Scott Fitzgerald is a novel that illustrates American Culture in the 1920's. The entire novel is seen and told through the eyes of Nick Carraway. Nick is a young man from the west who decides to journey to New York to try his hands in the stock and bond Market. In New York, he is met with a story of love, lust, murder, cheating, murder, and exploitation, all things he would have never anticipated. Fitzgerald paints a vivid portrait of a land ruined by greed and wastefulness. In the novel the reader is introduced to the "Valley of Ashes." The "Valley of Ashes" is a desolate land created by the dumping of the industrial waste. Fitzgerald uses the " Valley of Ashes" to portray, the corruptiveness of wealth, it leads to a life of materialism and purposeless spending and ends in, the ugliness of the "Valley of Ashes", a symbol of wasted life and wasted land.
The "Valley of Ashe" repreasents the desolation of life. What was once a flowering place has become a wasteland of industry. Fitzgerald depicts life among the ashes as no life at all. The "ash grey men" "crumbling through the powdery air" (30) live in this "Valley of Ashes." The live people that among the ashes have become former zombies of themselves, who are slowly disintergrating and wasting away. The people of this dismal place are as used and drained up as the land surrounding them. Every aspect of the valley is decreased , the people who live amongst the ashes are slightly less human and the land is described as a hell on Earth:.

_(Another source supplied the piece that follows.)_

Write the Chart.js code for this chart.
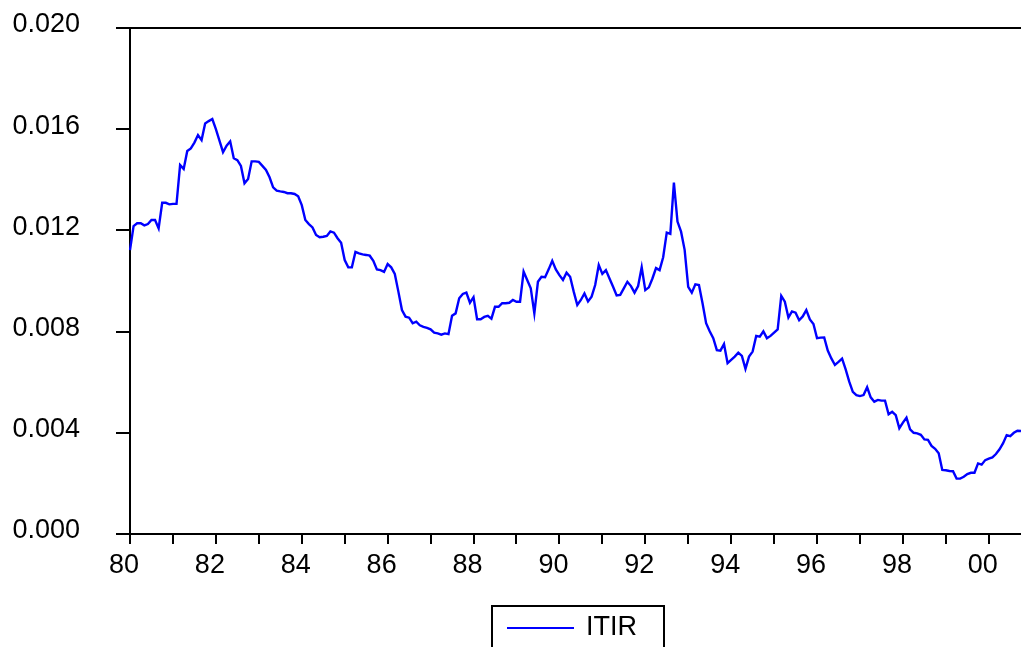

"Ash grows like wheat" and " take the form of houses and chimneys," next to where, "grotesque gardens" grow. The years of wastefulness and expoitation have brought so much ash, that it looks like they form houses and gardens. The ash and dust has taken a life of it's own and in some aspects smothering the people that live in the valley. But as the used and strained the area and its inhabitants has become there is still life underneath the impervious ash.